2

I wrote a simple program to test page faults and tlb miss with perf. The code is as follow. It writes 1 GB data sequentially and is expected to trigger 1GB/4KB=256K tlb misses and page faults.

#include<stdio.h>
#include <stdlib.h>

#define STEP 64
#define LENGTH (1024*1024*1024)
int main(){
    char* a = malloc(LENGTH);
    int i;
    for(i=0; i<LENGTH; i+=STEP){
            a[i] = 'a';
    }

    return 0;
}

However, the result is as follow and far smaller than expected. Is perf so imprecise? I would be very appreciated if anyone can run the code on his machine.

 $ perf stat -e dTLB-load-misses,page-faults ./a.out

   Performance counter stats for './a.out':

         12299      dTLB-load-misses
          1070      page-faults

   0.427970453 seconds time elapsed

Environment: Ubuntu 14.04.5 LTS , kernel 4.4.0; gcc 4.8.4 glibc 2.19. No compile flags.
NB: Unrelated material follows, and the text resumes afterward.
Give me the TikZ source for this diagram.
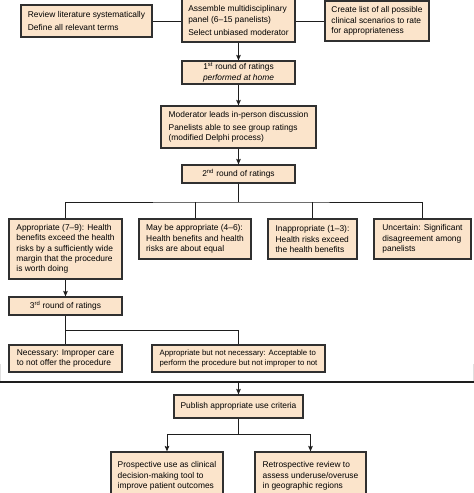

The CPU is Intel(R) Xeon(R) CPU E5-2640 v2 @ 2.00GHz.

Waker Leo
  • 129
  • 1
  • 5
  • Do you have transparent huge pages enabled? This might be a reason for lower TLB-load-misses. – andrjas Nov 29 '17 at 08:04
  • No. Actually, I wanted to use huge page but fount it does not help, so I did the profile and found that 4KB page already worked well. – Waker Leo Nov 29 '17 at 08:13
  • it's better to copy text output from your program and paste here instead of capturing a screenshot. And you [don't need to cast the result of malloc in C](https://stackoverflow.com/q/605845/995714) – phuclv Nov 29 '17 at 08:28
  • Thanks for your advice. Updated. – Waker Leo Nov 29 '17 at 08:41
  • I can't reproduce the low number of page faults. Please provide more system details (versions of distribution, kernel, glibc, compiler (flags)). – Zulan Nov 29 '17 at 23:15

1 Answers1

0

The kernel prefetches pages on a fault, at least after it has evidence of a pattern. Can't find a definitive reference on the algorithm, but perhaps https://github.com/torvalds/linux/blob/master/mm/readahead.c is a starting point to seeing what is going on. I'd look for other performance counters that capture the behavior of this mechanism.

Zalman Stern
  • 3,161
  • 12
  • 18